#### RAW DATA
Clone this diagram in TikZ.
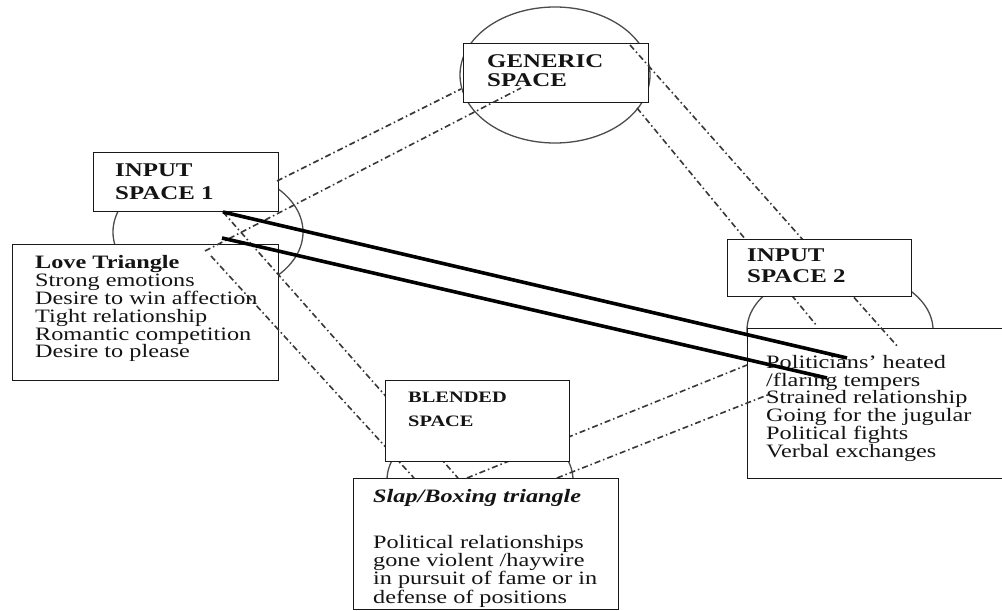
\documentclass[tikz,border=0pt]{standalone}
\usepackage{fontspec}
\setmainfont{Liberation Serif}[FakeStretch=1.28]
\usetikzlibrary{shapes.geometric}
\begin{document}
\begin{tikzpicture}[x=1bp,y=-1bp,
  box/.style={draw=black!90, line width=1.4bp, fill=white, inner sep=0pt, anchor=north west},
  circ/.style={ellipse, draw=black!70, line width=1.3bp, inner sep=0pt},
  dd/.style={draw=black!78, line width=1.6bp, dash pattern=on 6bp off 3bp on 1.5bp off 3bp},
  heavy/.style={draw=black, line width=3.6bp},
  txt/.style={anchor=north west, inner sep=0pt, align=left, text=black!92, font=\fontsize{19}{18}\selectfont},
  hdr/.style={anchor=north west, inner sep=0pt, align=left, text=black!92, font=\fontsize{19.5}{#1}\selectfont\bfseries},
]
\useasboundingbox[fill=white] (0,0) rectangle (1002,611);
% ellipses behind the boxes
\node[circ, minimum width=190bp, minimum height=136bp] (genc) at (555,75) {};
\node[circ, minimum width=190bp, minimum height=128bp] (c1) at (208,232) {};
\node[circ, minimum width=186bp, minimum height=120bp] (c2) at (840,330) {};
\node[circ, minimum width=186bp, minimum height=120bp] (c3) at (480,480) {};
% boxes
\node[box, minimum width=185bp, minimum height=59bp] (gen) at (463,43) {};
\node[box, minimum width=185bp, minimum height=59bp] (in1) at (93,152) {};
\node[box, minimum width=266bp, minimum height=136bp] (love) at (12,244) {};
\node[box, minimum width=262bp, minimum height=150bp] (pol) at (747,328) {};
\node[box, minimum width=265bp, minimum height=131bp] (slap) at (353,478) {};
% connector end points
\coordinate (a1) at (277,181); \coordinate (a2) at (461,89);
\coordinate (b1) at (205,251); \coordinate (b2) at (521,88);
\coordinate (c1s) at (630,45); \coordinate (c1e) at (898,347);
\coordinate (d1) at (637,108); \coordinate (d2) at (817,326);
\coordinate (e1) at (223,212); \coordinate (e2) at (458,478);
\coordinate (f1) at (211,256); \coordinate (f2) at (414,478);
\coordinate (g1) at (467,478); \coordinate (g2) at (747,365);
\coordinate (h1) at (557,478); \coordinate (h2) at (770,394);
\coordinate (t1) at (223,212); \coordinate (t2) at (847,358);
\coordinate (u1) at (222,238); \coordinate (u2) at (827,378);
% connectors passing under boxes
\draw[dd] (c1s) -- (c1e);
\draw[dd] (d1) -- (d2);
\draw[dd] (e1) -- (e2);
\draw[dd] (f1) -- (f2);
\draw[dd] (g1) -- (g2);
% boxes on top of those
\node[box, minimum width=184bp, minimum height=57bp] (in2) at (727,239) {};
\node[box, minimum width=184bp, minimum height=81bp] (blend) at (385,380) {};
% texts
\node[hdr=20] (gent) at (487,54) {GENERIC\\SPACE};
\node[hdr=22.5] (in1t) at (115,164) {INPUT\\SPACE 1};
\node[hdr=21] (in2t) at (747,249) {INPUT\\SPACE 2};
\node[anchor=north west, inner sep=0pt, align=left, text=black!92, font=\fontsize{16}{24}\selectfont\bfseries] (blendt) at (408,392) {BLENDED\\SPACE};
\node[txt] (lovet) at (35,255) {\textbf{Love Triangle}\\Strong emotions\\Desire to win affection\\Tight relationship\\Romantic competition\\Desire to please};
\node[txt, font=\fontsize{19}{17.8}\selectfont] (polt) at (766,355) {Politicians’ heated\\/flaring tempers\\Strained relationship\\Going for the jugular\\Political fights\\Verbal exchanges};
\node[txt, font=\fontsize{19}{18}\selectfont\bfseries\itshape] (slapt) at (373,489) {Slap/Boxing triangle};
\node[txt, font=\fontsize{19}{17}\selectfont] (slapb) at (373,535) {Political relationships\\gone violent /haywire\\in pursuit of fame or in\\defense of positions};
% remaining connectors
\draw[dd] (a1) -- (a2);
\draw[dd] (b1) -- (b2);
\draw[dd] (h1) -- (h2);
\draw[heavy] (t1) -- (t2);
\draw[heavy] (u1) -- (u2);
\end{tikzpicture}
\end{document}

#### WHAT YOU ARE ASKED TO DO
Go through the material above and print all of it exactly, except the pictures.

#### SOLVED EXERCISE
Clone this diagram in TikZ.
\documentclass[tikz,border=0pt]{standalone}
\usepackage{fontspec}
\setmainfont{Liberation Serif}[FakeStretch=1.28]
\usetikzlibrary{shapes.geometric}
\begin{document}
\begin{tikzpicture}[x=1bp,y=-1bp,
  box/.style={draw=black!90, line width=1.4bp, fill=white, inner sep=0pt, anchor=north west},
  circ/.style={ellipse, draw=black!70, line width=1.3bp, inner sep=0pt},
  dd/.style={draw=black!78, line width=1.6bp, dash pattern=on 6bp off 3bp on 1.5bp off 3bp},
  heavy/.style={draw=black, line width=3.6bp},
  txt/.style={anchor=north west, inner sep=0pt, align=left, text=black!92, font=\fontsize{19}{18}\selectfont},
  hdr/.style={anchor=north west, inner sep=0pt, align=left, text=black!92, font=\fontsize{19.5}{#1}\selectfont\bfseries},
]
\useasboundingbox[fill=white] (0,0) rectangle (1002,611);
% ellipses behind the boxes
\node[circ, minimum width=190bp, minimum height=136bp] (genc) at (555,75) {};
\node[circ, minimum width=190bp, minimum height=128bp] (c1) at (208,232) {};
\node[circ, minimum width=186bp, minimum height=120bp] (c2) at (840,330) {};
\node[circ, minimum width=186bp, minimum height=120bp] (c3) at (480,480) {};
% boxes
\node[box, minimum width=185bp, minimum height=59bp] (gen) at (463,43) {};
\node[box, minimum width=185bp, minimum height=59bp] (in1) at (93,152) {};
\node[box, minimum width=266bp, minimum height=136bp] (love) at (12,244) {};
\node[box, minimum width=262bp, minimum height=150bp] (pol) at (747,328) {};
\node[box, minimum width=265bp, minimum height=131bp] (slap) at (353,478) {};
% connector end points
\coordinate (a1) at (277,181); \coordinate (a2) at (461,89);
\coordinate (b1) at (205,251); \coordinate (b2) at (521,88);
\coordinate (c1s) at (630,45); \coordinate (c1e) at (898,347);
\coordinate (d1) at (637,108); \coordinate (d2) at (817,326);
\coordinate (e1) at (223,212); \coordinate (e2) at (458,478);
\coordinate (f1) at (211,256); \coordinate (f2) at (414,478);
\coordinate (g1) at (467,478); \coordinate (g2) at (747,365);
\coordinate (h1) at (557,478); \coordinate (h2) at (770,394);
\coordinate (t1) at (223,212); \coordinate (t2) at (847,358);
\coordinate (u1) at (222,238); \coordinate (u2) at (827,378);
% connectors passing under boxes
\draw[dd] (c1s) -- (c1e);
\draw[dd] (d1) -- (d2);
\draw[dd] (e1) -- (e2);
\draw[dd] (f1) -- (f2);
\draw[dd] (g1) -- (g2);
% boxes on top of those
\node[box, minimum width=184bp, minimum height=57bp] (in2) at (727,239) {};
\node[box, minimum width=184bp, minimum height=81bp] (blend) at (385,380) {};
% texts
\node[hdr=20] (gent) at (487,54) {GENERIC\\SPACE};
\node[hdr=22.5] (in1t) at (115,164) {INPUT\\SPACE 1};
\node[hdr=21] (in2t) at (747,249) {INPUT\\SPACE 2};
\node[anchor=north west, inner sep=0pt, align=left, text=black!92, font=\fontsize{16}{24}\selectfont\bfseries] (blendt) at (408,392) {BLENDED\\SPACE};
\node[txt] (lovet) at (35,255) {\textbf{Love Triangle}\\Strong emotions\\Desire to win affection\\Tight relationship\\Romantic competition\\Desire to please};
\node[txt, font=\fontsize{19}{17.8}\selectfont] (polt) at (766,355) {Politicians’ heated\\/flaring tempers\\Strained relationship\\Going for the jugular\\Political fights\\Verbal exchanges};
\node[txt, font=\fontsize{19}{18}\selectfont\bfseries\itshape] (slapt) at (373,489) {Slap/Boxing triangle};
\node[txt, font=\fontsize{19}{17}\selectfont] (slapb) at (373,535) {Political relationships\\gone violent /haywire\\in pursuit of fame or in\\defense of positions};
% remaining connectors
\draw[dd] (a1) -- (a2);
\draw[dd] (b1) -- (b2);
\draw[dd] (h1) -- (h2);
\draw[heavy] (t1) -- (t2);
\draw[heavy] (u1) -- (u2);
\end{tikzpicture}
\end{document}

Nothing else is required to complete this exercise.